Other events in Vienna
There are various special events taking place in Vienna on a range of topics including corruption and violent extremism; corruption and wildlife crime; integrity, transparency and preventive policies; role of citizen engagement in combating corruption; judicial integrity; good practices in civil society engagement in the UNCAC Review Mechanism; business integrity; corruption in sport; anticorruption measures in prisons; SDGs and combating corruption; role of financial intelligence units in combating corruption; role of academia in anticorruption efforts; integrity and public administration; economic cybercrime and corruption; illicit financial flows in developing countries; and corruption risk management.
UNODC's action against corruption
The United Nations Office on Drugs and Crime (UNODC) supports States in the implementation of the Convention and provides technical assistance and training.

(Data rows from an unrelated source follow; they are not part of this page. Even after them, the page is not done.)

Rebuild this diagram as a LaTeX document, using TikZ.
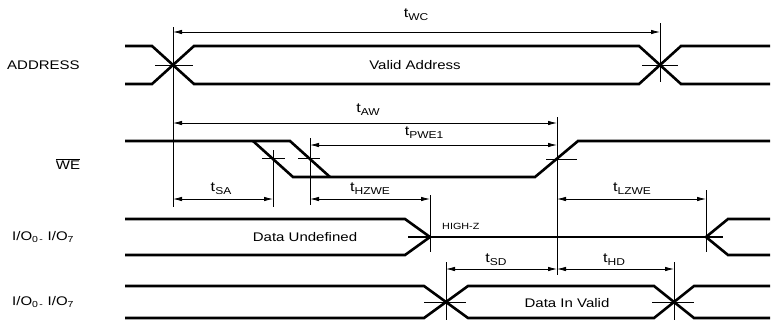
\documentclass[tikz,border=0pt]{standalone}
\usepackage{fontspec}
\setmainfont{Liberation Sans}[FakeStretch=1.2]
\usetikzlibrary{arrows.meta}
\newcommand\tsb[1]{t\raisebox{-0.45ex}{\fontsize{10}{10}\selectfont #1}}
\begin{document}
\begin{tikzpicture}[x=1pt,y=-1pt,
  sig/.style={line width=2.6pt},
  thinl/.style={line width=0.8pt},
  tick/.style={line width=0.6pt},
  dimarrow/.style={line width=0.8pt,{Latex[length=9pt,width=4.5pt]}-{Latex[length=9pt,width=4.5pt]}},
  lbl/.style={font=\fontsize{12.5}{14}\selectfont, inner sep=0pt},
  tlbl/.style={font=\fontsize{13.5}{14}\selectfont, inner sep=0pt},
  small/.style={font=\fontsize{9}{10}\selectfont, inner sep=0pt}]
\useasboundingbox (0,0) rectangle (775,325);

% ---------- signal labels ----------
\node[lbl,anchor=west] (addrL) at (7,65) {ADDRESS};
\node[lbl] (weL) at (68,164) {$\overline{\hbox{WE}}$};
\node[lbl,anchor=west] (io1L) at (12,237) {I/O\textsubscript{0\,-} I/O\textsubscript{7}};
\node[lbl,anchor=west] (io2L) at (12,302) {I/O\textsubscript{0\,-} I/O\textsubscript{7}};

% ---------- ADDRESS ----------
\draw[sig] (125,46) -- (152,46) -- (194,84) -- (639,84) -- (681,46) -- (770,46);
\draw[sig] (125,84) -- (152,84) -- (194,46) -- (639,46) -- (681,84) -- (770,84);
\node[lbl] (va) at (415,65) {Valid Address};

% ---------- WE ----------
\draw[sig] (125,141) -- (290,141) -- (330,177);
\draw[sig] (253,141) -- (293,177) -- (535,177) -- (578,141) -- (770,141);

% ---------- I/O first ----------
\draw[sig] (125,219) -- (405,219) -- (430,237);
\draw[sig] (125,255) -- (405,255) -- (430,237);
\draw[sig] (408,237) -- (723,237);
\draw[sig] (706,237) -- (728,219) -- (770,219);
\draw[sig] (706,237) -- (728,255) -- (770,255);
\node[lbl] (du) at (305,237) {Data Undefined};
\node[small,anchor=west] (hz) at (442,226) {HIGH-Z};

% ---------- I/O second ----------
\draw[sig] (125,286) -- (424,286) -- (468,318) -- (654,318) -- (694,286) -- (770,286);
\draw[sig] (125,318) -- (424,318) -- (468,286) -- (654,286) -- (694,318) -- (770,318);
\node[lbl] (div) at (567,303) {Data In Valid};

% ---------- reference coordinates ----------
\coordinate (wc1) at (173,32);  \coordinate (wc2) at (660,32);
\coordinate (aw1) at (173,123); \coordinate (aw2) at (557,123);
\coordinate (pw1) at (310,145); \coordinate (pw2) at (557,145);
\coordinate (sa1) at (173,199); \coordinate (sa2) at (273,199);
\coordinate (hz1) at (310,199); \coordinate (hz2) at (430,199);
\coordinate (lz1) at (557,199); \coordinate (lz2) at (706,199);
\coordinate (sd1) at (446,269); \coordinate (sd2) at (557,269);
\coordinate (hd1) at (557,269); \coordinate (hd2) at (674,269);

% ---------- vertical reference lines ----------
\draw[thinl] (173,27) -- (173,207);
\draw[thinl] (660,23) -- (660,82);
\draw[thinl] (557,117) -- (557,275);
\draw[thinl] (273,150) -- (273,207);
\draw[thinl] (310,138) -- (310,205);
\draw[thinl] (430,195) -- (430,252);
\draw[thinl] (706,190) -- (706,252);
\draw[thinl] (446,262) -- (446,320);
\draw[thinl] (674,262) -- (674,320);

% ---------- crossing ticks ----------
\draw[tick] (155,65) -- (193,65);
\draw[tick] (642,65) -- (678,65);
\draw[tick] (262,158) -- (285,158);
\draw[tick] (298,158) -- (320,158);
\draw[tick] (546,159) -- (577,159);
\draw[tick] (424,302) -- (466,302);
\draw[tick] (652,302) -- (694,302);

% ---------- dimension arrows ----------
\draw[dimarrow] (wc1) -- (wc2);
\draw[dimarrow] (aw1) -- (aw2);
\draw[dimarrow] (pw1) -- (pw2);
\draw[dimarrow] (sa1) -- (sa2);
\draw[dimarrow] (hz1) -- (hz2);
\draw[dimarrow] (lz1) -- (lz2);
\draw[dimarrow] (sd1) -- (sd2);
\draw[dimarrow] (hd1) -- (hd2);

\node[tlbl] (twc) at (416,15) {\tsb{WC}};
\node[tlbl] (taw) at (368,110) {\tsb{AW}};
\node[tlbl] (tpw) at (424,133) {\tsb{PWE1}};
\node[tlbl] (tsa) at (221,189) {\tsb{SA}};
\node[tlbl] (thz) at (370,189) {\tsb{HZWE}};
\node[tlbl] (tlz) at (632,189) {\tsb{LZWE}};
\node[tlbl] (tsd) at (496,260) {\tsb{SD}};
\node[tlbl] (thd) at (614,260) {\tsb{HD}};
\end{tikzpicture}
\end{document}
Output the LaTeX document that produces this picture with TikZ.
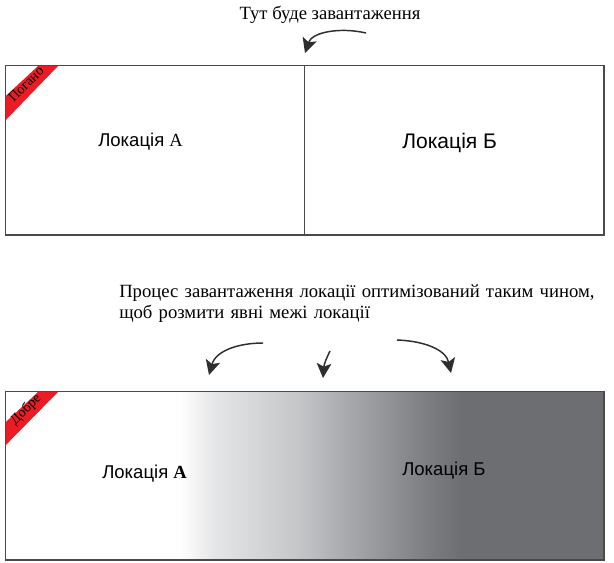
\documentclass[tikz,border=0pt]{standalone}
\usepackage{fontspec}
\setmainfont{Liberation Serif}
\newfontfamily\lsans{Liberation Sans}
\usetikzlibrary{arrows.meta}
\definecolor{frame}{HTML}{4A4A4C}
\definecolor{dark}{HTML}{6D6E71}
\definecolor{ribbon}{HTML}{ED1C24}
\definecolor{arrowc}{HTML}{2E2E30}
\definecolor{g1}{HTML}{E6E7E8}
\definecolor{g2}{HTML}{C4C5C7}
\definecolor{g3}{HTML}{A9AAAD}
\definecolor{g4}{HTML}{7B7C7F}
\tikzset{
  x=0.75pt,y=-0.75pt,
  box/.style={draw=frame,line width=1.2pt},
  ribbonfill/.style={fill=ribbon,draw=none},
  ribbontext/.style={rotate=45,font=\fontsize{10.5}{12}\selectfont,inner sep=0pt},
  serifcap/.style={font=\fontsize{14}{15.75}\selectfont,align=left,inner sep=0pt},
  loc/.style={font=\lsans\fontsize{13.9}{16}\selectfont,inner sep=0pt},
  locbig/.style={font=\lsans\fontsize{15.8}{18}\selectfont,inner sep=0pt},
  swoop/.style={draw=arrowc,line width=1.1pt,-{Stealth[length=11pt,width=11pt,inset=2.5pt]}},
  band/.style={draw=none,shading=axis,shading angle=90}
}
\begin{document}
\begin{tikzpicture}
\useasboundingbox (0,0) rectangle (614,562);
\fill[white] (0,0) rectangle (614,562);
% top panel
\node[serifcap,anchor=base] (topcap) at (330,19) {Тут буде завантаження};
\coordinate (a1s) at (366,33);
\coordinate (a1e) at (305,53);
\draw[swoop] (a1s) .. controls (340,27) and (312,32) .. (a1e);
\draw[box] (5.5,65.5) rectangle (604,235);
\coordinate (divt) at (304.5,65.5);
\coordinate (divb) at (304.5,235);
\draw[box] (divt) -- (divb);
\fill[ribbonfill] (38,66) -- (58,66) -- (5.8,120) -- (5.8,96) -- cycle;
\node[ribbontext] (bad) at (26,84) {Погано};
\node[loc,anchor=base west] (la) at (98,146) {Локація {\rmfamily А}};
\node[locbig,anchor=base west] (lb) at (402,148) {Локація Б};
% bottom panel
\node[serifcap,anchor=north west,text width=490pt] (botcap) at (119,284) {Процес завантаження локації оптимізований таким чином,\\щоб розмити явні межі локації};
\coordinate (a2s) at (263,343);
\coordinate (a2e) at (209,375);
\draw[swoop] (a2s) .. controls (240,343) and (216,350) .. (a2e);
\coordinate (a3s) at (330,351);
\coordinate (a3e) at (323,378);
\draw[swoop] (a3s) .. controls (327,357) and (324,364) .. (a3e);
\coordinate (a4s) at (397,340);
\coordinate (a4e) at (451,373);
\draw[swoop] (a4s) .. controls (425,341) and (446,350) .. (a4e);
% gradient
\fill[white] (5.5,391.5) rectangle (180,560);
\shade[band,left color=white,right color=g1] (180,391.5) rectangle (212,560);
\shade[band,left color=g1,right color=g2] (212,391.5) rectangle (300,560);
\shade[band,left color=g2,right color=g3] (300,391.5) rectangle (345,560);
\shade[band,left color=g3,right color=g4] (345,391.5) rectangle (430,560);
\shade[band,left color=g4,right color=dark] (430,391.5) rectangle (462,560);
\fill[dark] (462,391.5) rectangle (604,560);
\draw[box] (5.5,391.5) rectangle (604,560);
\fill[ribbonfill] (38,392) -- (58,392) -- (5.8,445) -- (5.8,422) -- cycle;
\node[ribbontext] (good) at (26,410) {Добре};
\node[loc,anchor=base west] (lc) at (102,478) {Локація {\rmfamily\bfseries А}};
\node[loc,anchor=base west] (ld) at (402,475) {Локація Б};
\end{tikzpicture}
\end{document}
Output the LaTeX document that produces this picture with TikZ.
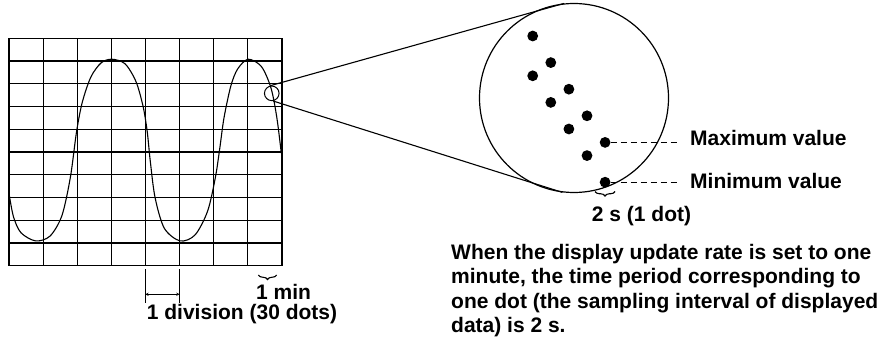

UNODC also provides direct training to private sector entities on ethics and compliance, and topics relevant to the interactions between the public and private sectors such as public procurement. UNODC has a web-based anti-corruption portal known as TRACK (Tools and Resources for Anti-Corruption Knowledge) which includes an electronic database of relevant legislation and jurisprudence. It has established a partnership with the World Bank Group under the joint Stolen Assets Recovery (StAR) Initiative, which aims to facilitate systematic and timely recovery of assets stolen through acts of corruption. UNODC also actively contributes to the implementation of the 10th principle of the United Nations Global Compact, which states that "Business should work against corruption in any form, including bribery and extortion".